= Work to be completed =
Print, please, exactly and only the lines between the line holding "Clone this chart" and the line holding "import * as", inclusive, omitting any pictures.

= Data for the task =
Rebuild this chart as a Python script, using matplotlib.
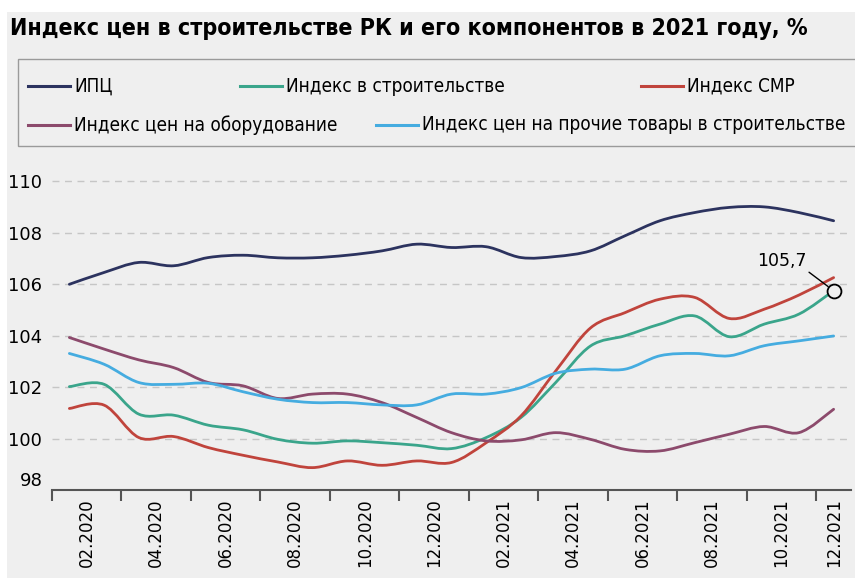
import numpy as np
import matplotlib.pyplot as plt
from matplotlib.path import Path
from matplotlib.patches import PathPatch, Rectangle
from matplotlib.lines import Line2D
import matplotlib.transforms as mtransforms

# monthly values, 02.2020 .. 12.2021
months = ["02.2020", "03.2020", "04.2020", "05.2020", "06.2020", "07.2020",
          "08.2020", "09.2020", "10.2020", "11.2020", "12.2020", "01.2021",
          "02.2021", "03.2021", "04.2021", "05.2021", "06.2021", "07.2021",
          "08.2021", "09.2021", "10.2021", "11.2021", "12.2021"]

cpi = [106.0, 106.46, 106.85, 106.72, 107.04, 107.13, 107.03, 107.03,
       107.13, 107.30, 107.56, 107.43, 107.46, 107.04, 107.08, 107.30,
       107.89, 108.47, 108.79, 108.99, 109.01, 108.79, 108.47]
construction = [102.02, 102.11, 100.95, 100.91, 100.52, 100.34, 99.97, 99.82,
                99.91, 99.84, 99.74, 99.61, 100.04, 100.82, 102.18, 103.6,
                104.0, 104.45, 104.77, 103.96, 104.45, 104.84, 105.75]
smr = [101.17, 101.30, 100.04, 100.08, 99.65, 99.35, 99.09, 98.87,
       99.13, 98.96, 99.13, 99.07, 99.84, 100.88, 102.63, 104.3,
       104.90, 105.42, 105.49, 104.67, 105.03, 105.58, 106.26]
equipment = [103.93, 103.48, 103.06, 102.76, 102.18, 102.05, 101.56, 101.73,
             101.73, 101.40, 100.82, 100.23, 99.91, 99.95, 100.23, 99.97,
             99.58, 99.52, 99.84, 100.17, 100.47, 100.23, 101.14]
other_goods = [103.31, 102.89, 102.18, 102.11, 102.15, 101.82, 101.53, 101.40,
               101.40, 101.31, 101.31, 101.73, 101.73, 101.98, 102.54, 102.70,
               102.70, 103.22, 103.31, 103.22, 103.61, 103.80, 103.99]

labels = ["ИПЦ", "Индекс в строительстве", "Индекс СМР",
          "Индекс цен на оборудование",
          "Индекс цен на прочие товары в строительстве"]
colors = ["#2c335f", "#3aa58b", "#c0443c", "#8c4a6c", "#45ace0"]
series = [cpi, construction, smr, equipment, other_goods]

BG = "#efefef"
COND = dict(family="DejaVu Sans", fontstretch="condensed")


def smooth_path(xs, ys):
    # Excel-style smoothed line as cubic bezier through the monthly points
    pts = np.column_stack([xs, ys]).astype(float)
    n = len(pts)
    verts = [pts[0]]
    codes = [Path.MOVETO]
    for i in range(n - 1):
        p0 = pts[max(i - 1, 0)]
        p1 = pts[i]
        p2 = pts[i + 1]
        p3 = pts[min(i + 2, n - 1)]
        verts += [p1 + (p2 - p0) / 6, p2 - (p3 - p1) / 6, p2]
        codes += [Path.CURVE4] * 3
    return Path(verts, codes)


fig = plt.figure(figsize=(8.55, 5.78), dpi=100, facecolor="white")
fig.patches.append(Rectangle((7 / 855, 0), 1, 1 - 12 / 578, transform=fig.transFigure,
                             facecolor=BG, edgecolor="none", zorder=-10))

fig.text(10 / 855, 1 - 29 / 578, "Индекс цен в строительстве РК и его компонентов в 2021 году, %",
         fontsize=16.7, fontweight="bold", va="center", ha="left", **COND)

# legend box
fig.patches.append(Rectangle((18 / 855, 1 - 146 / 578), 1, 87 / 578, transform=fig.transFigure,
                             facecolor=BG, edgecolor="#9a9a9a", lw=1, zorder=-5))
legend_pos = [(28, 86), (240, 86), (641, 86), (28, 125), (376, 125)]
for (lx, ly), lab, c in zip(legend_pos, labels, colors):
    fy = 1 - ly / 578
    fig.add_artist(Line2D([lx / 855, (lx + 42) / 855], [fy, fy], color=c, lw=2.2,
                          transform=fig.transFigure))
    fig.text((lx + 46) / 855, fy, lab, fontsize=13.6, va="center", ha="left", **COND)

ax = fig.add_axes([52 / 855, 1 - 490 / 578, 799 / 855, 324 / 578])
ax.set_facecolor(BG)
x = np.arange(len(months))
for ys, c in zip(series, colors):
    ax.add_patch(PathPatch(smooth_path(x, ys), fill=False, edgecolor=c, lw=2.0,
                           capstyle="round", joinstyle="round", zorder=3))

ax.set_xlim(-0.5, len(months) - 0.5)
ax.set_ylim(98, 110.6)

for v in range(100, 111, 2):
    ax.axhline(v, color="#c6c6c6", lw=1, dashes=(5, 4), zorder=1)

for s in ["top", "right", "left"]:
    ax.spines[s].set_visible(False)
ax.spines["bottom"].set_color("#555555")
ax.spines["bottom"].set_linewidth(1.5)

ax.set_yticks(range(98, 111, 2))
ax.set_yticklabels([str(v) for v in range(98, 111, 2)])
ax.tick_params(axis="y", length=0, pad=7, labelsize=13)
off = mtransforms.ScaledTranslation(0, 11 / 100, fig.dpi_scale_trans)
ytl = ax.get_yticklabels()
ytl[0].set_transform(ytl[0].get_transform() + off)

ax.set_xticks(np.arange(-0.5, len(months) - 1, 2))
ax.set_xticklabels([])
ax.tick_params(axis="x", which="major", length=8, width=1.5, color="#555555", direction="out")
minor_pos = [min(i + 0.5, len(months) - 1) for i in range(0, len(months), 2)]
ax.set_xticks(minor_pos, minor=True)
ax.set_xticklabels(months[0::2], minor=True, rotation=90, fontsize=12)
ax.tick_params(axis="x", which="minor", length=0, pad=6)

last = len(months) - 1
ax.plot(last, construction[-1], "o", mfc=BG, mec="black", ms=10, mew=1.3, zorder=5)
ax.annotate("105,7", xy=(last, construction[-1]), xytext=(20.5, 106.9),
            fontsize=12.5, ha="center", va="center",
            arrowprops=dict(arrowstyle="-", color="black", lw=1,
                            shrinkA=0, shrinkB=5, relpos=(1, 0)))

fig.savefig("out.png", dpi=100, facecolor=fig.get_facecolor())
==
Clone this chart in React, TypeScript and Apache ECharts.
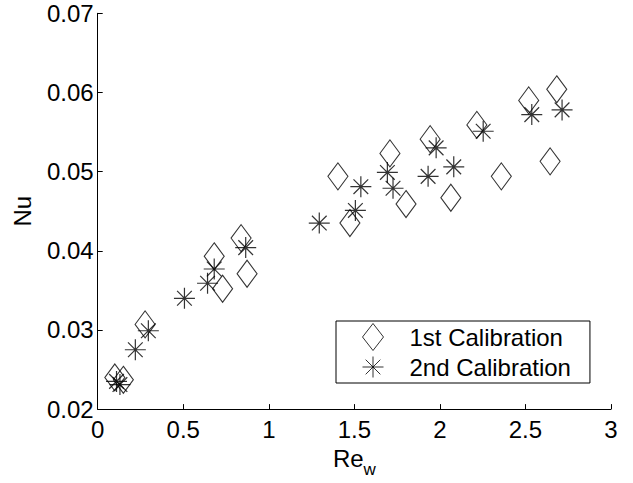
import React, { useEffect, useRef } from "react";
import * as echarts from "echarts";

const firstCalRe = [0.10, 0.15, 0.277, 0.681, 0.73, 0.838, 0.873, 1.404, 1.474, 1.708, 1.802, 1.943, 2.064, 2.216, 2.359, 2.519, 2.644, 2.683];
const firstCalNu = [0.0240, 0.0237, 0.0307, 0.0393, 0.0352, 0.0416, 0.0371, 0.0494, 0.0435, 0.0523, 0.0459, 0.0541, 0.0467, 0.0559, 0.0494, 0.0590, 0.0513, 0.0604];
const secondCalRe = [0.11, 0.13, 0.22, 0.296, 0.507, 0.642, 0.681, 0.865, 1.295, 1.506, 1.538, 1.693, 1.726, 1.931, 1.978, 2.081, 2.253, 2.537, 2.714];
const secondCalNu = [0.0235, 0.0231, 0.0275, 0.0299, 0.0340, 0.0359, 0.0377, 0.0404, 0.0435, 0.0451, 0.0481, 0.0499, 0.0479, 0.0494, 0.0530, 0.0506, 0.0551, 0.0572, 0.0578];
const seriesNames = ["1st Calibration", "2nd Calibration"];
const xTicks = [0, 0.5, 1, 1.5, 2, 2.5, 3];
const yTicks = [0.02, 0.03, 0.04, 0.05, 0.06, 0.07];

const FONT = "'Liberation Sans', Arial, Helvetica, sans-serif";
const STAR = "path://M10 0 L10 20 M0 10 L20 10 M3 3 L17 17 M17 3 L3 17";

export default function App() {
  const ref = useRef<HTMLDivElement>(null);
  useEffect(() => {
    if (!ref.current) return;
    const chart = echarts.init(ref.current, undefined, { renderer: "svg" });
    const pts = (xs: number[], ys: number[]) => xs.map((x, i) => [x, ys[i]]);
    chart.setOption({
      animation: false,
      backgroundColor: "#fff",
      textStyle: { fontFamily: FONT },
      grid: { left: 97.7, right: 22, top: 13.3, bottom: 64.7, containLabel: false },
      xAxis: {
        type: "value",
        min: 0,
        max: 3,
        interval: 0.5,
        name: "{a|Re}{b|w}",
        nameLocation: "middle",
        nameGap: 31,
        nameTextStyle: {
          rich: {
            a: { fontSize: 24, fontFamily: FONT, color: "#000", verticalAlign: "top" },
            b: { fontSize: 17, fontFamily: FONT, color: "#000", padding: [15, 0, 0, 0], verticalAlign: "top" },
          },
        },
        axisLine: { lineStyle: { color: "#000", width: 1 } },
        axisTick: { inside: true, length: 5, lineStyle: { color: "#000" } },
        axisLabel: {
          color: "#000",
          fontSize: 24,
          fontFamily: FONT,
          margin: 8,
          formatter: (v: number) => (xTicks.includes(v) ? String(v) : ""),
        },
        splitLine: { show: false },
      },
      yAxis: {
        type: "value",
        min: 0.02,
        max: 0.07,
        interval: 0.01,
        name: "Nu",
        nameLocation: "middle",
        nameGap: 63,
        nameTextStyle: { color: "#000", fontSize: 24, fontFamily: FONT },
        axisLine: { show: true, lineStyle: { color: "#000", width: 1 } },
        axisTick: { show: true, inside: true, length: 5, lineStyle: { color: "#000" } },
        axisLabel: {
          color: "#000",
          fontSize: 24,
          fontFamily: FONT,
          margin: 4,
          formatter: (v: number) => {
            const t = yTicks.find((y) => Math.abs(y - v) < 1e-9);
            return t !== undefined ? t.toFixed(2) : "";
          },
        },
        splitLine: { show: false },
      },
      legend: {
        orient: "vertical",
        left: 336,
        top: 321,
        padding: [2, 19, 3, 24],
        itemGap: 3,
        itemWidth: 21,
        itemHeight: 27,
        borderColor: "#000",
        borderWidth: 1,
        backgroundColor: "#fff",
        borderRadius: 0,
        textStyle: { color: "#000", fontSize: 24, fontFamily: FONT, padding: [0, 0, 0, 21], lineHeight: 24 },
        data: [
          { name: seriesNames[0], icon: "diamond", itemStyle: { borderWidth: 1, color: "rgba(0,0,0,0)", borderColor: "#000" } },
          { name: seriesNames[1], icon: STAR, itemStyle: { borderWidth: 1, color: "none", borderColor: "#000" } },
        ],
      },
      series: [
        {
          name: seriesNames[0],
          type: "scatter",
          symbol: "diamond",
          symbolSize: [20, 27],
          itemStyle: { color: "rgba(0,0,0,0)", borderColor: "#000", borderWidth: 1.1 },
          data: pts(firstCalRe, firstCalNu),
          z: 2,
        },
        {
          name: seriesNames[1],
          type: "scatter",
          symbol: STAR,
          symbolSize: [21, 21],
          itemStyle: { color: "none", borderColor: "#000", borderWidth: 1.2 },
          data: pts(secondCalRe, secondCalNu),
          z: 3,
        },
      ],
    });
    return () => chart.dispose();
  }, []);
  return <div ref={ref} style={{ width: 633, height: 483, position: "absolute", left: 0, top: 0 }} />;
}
--
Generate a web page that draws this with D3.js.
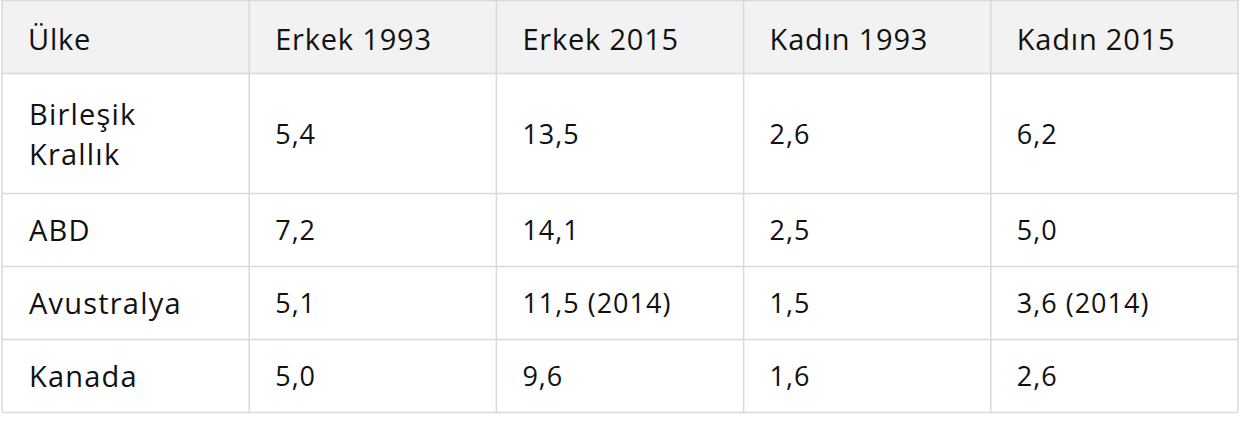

= Task answer =
Clone this chart in React, TypeScript and Apache ECharts.
import React, { useEffect, useRef } from "react";
import * as echarts from "echarts";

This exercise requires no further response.